Al Fin Affictionado

A Combination of Original Fiction and Reviews of Fiction Interesting to Al Fin and Contributors All Works Copyright as of publish date, AlFin2100 blog syndicate

Location: North America

Primary interest is seeing that the best of humanity survives long enough to reach the next level.

Wednesday, August 29, 2007

Harry Turtledove: The Gladiator

Harry Turtledove is best known as the author of a number of "alternate history" science fiction novels. The Gladiator is a 2007 Turtledove novel, the fourth in a series labeled "Crosstime Traffic." It is set in an alternative timeline on Earth, where the Soviet Union won the cold war and is now the global hegemon. Specifically, it is set in Northern Italy, in the Italian People's Republic.

The main characters are Gianfranco--the son of a Communist Party functionary--and the daughter of a Milanese physician, Annarita. Under Italian Communism, life is not quite as bleak as the more efficient Communism of the Germans or the Russians. Not as bleak as Oceania in 1984, or as modern day North Korea or Cuba. But Turtledove's communist Milan is not a happy place.

The secret police rule the streets. Students inform on students, and family members denounce other family members to the authorities. You must watch what you say at all times.

But an aberration appears on the streets of Milan. A game shop (The Gladiator) where even the children of good communists may play capitalist games, and learn to run a society based upon markets, rather than five year plans from the central committee. The main characters become involved with the game shop--Gianfranco as a player and Annarita as a defender of the shop before the Young Communists at school.

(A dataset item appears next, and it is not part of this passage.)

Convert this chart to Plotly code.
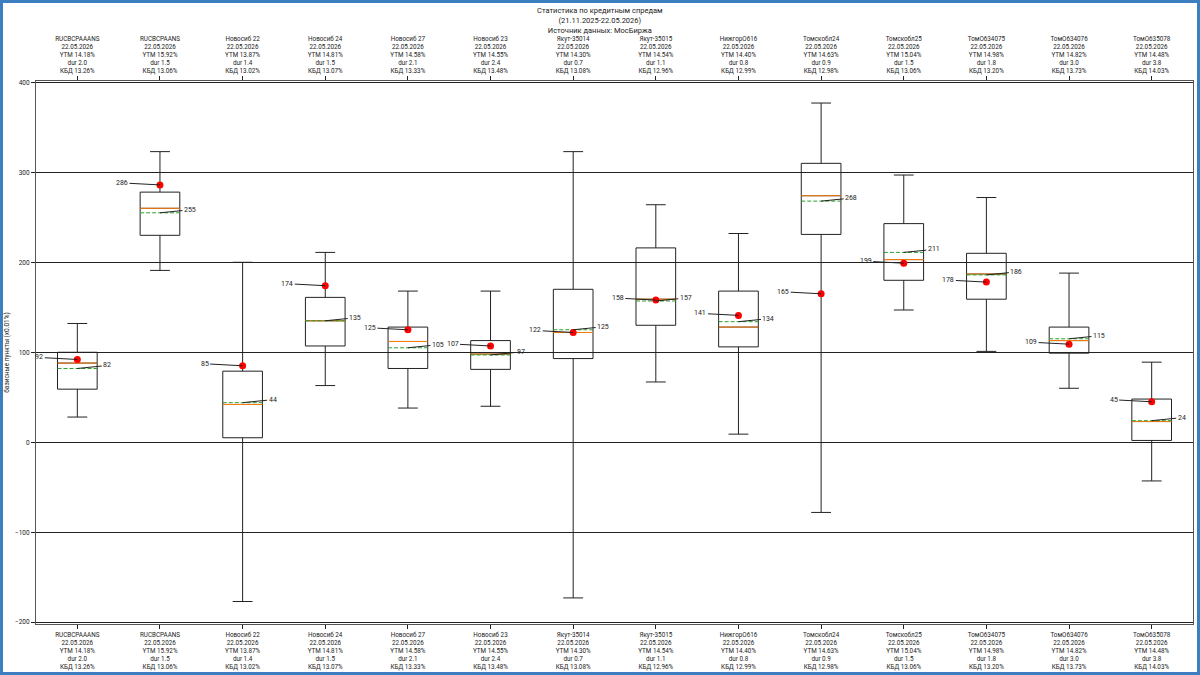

When the shop is raided by the Security Police, all of the workers at the shop escape across Timelines except for the front clerk Eduardo, who is stuck in the world communism timeline. The rest of the story is about the efforts of Gianfranco and Annarita to assist Eduardo in returning to his home timeline.

The first half of the book is fairly entertaining, with teenage characters providing the energy and a hint of romance. As the issue of alternate timelines enters the plot, the narration becomes less illustrative and more expositive. That is generally the sign of a writer rushing through an assignment, or the sign of a writer who has not learned any better. Turtledove knows better.

A major plot flaw involved Eduardo being "stuck" in the dismal timeline, with no way of communicating with other crosstimers. If one is to assume the technology advantage of the capitalist crosstimers in terms of computing and timeline crossing, one should assume advantages in communication technologies that would allow stranded crosstimers to request extraction.

This is one of my largest pet peeves in fiction writing. An author who intentionally leaves a glaring plot loophole, or forces a character to behave stupidly out of character, just to create the proper plot twist.

I enjoyed Turtledove's "Guns of the South," which had a more entertaining narrative than "The Gladiator." I suspect that once an author starts down the road of writing "series fiction," she is tempted to cut corners. It has been many years since I have read a Turtledove novel. It will likely be years more before my next.